Jackson, now 43, said that although his play is not formally autobiographical, he began writing it as a monologue in his early 20s when he was experiencing himself as “nothing more than a mass of undesirable fat, Black gay molecules floating in space without purpose.”

He wrote Usher as a 26-year-old under unimaginable pressure. He is full of self-doubt and self-loathing, yet compulsively writes about himself in the belief it will magically change him. The more he plumbs his inner self, the more guilt and shame he dredges up. If writing “A Strange Loop” was meant to be Usher’s psychological catharsis, it misses its mark.

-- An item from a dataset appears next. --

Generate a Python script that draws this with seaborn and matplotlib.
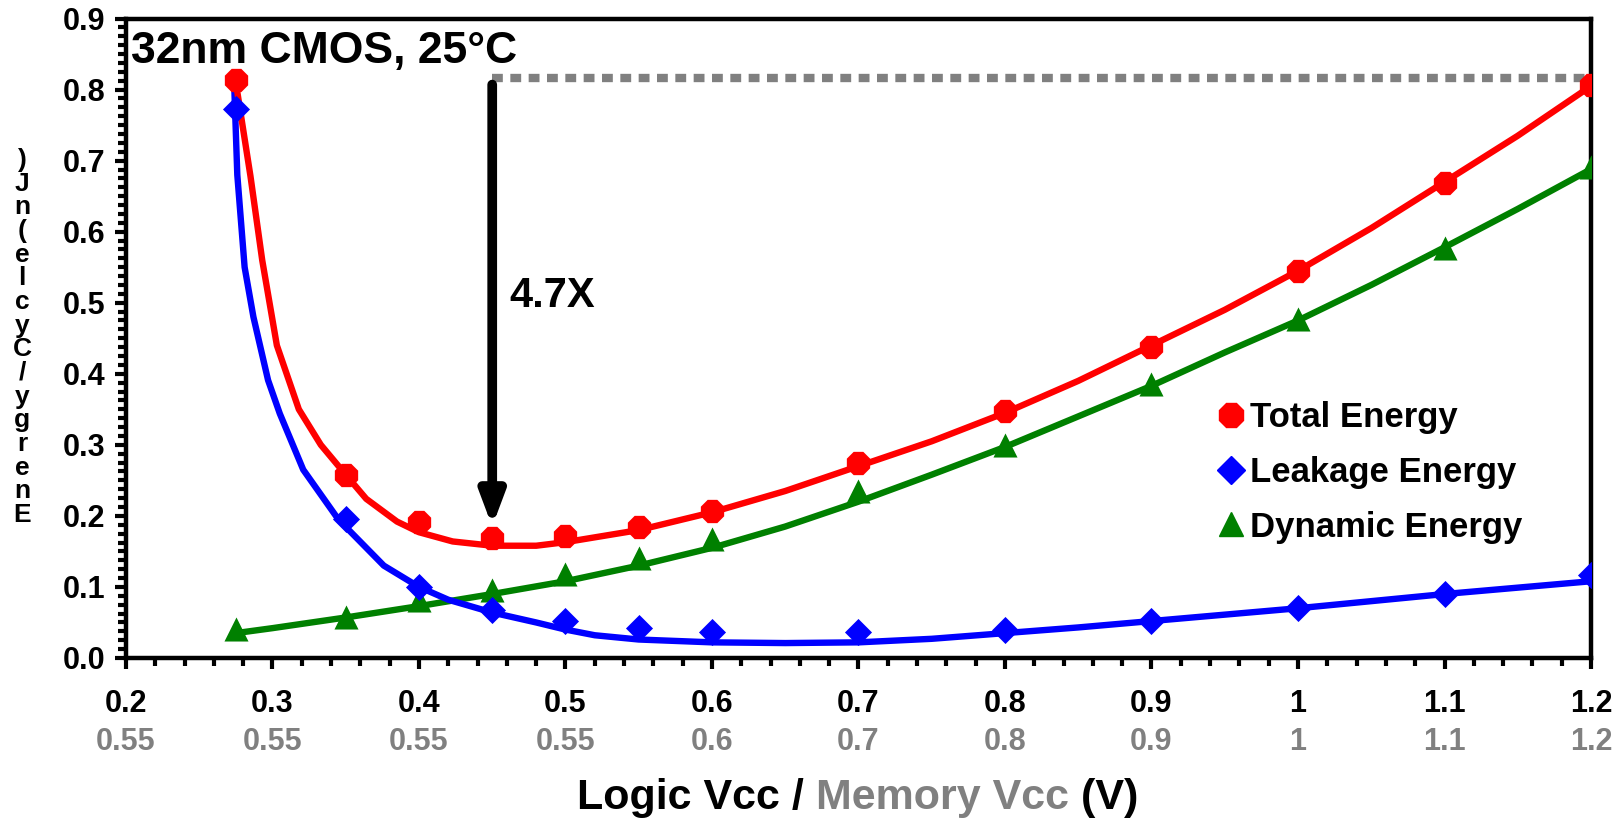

After all, Usher’s closing words are:

“Someone whose self-perception is based upon a lie,

Someone whose only problem is with the pronoun “I.”

Maybe I don’t need changing

Maybe I should regroup

’Cause change is just an illusion.

If thoughts are just an illusion, then what a strange, strange loop.”

And maybe that is Jackson’s point, after all. Inside his endless, strange loop of destructive thoughts and desperate hope that he can change who he is, Usher is his own worst enemy. Not only does he see himself as a failure, he assumes that everyone sees him as he sees himself.

His illusions are negative delusions.

It takes someone outside the loop—an impartial audience, for example—to appreciate that underneath this angsty, meek gay Black man beats the heart of a brave, creative person full of caustic wit and laser-sharp insight. We can only hope that Usher and all those suffering as he does can jump off the treadmill of self-doubt and fear, take a deep cleansing breath, and learn to love and accept themselves.

‘A Strange Loop’ — Book, Music and Lyrics by Michael R. Jackson. Directed by Maurice Emmanuel Parent. Music Direction by David Freeman Coleman. Choreographed by Taavon Gamble. Co-produced by SpeakEasy Stage and Front Porch Arts Collective at the Calderwood Pavilion, 527 Tremont Street, through May 25.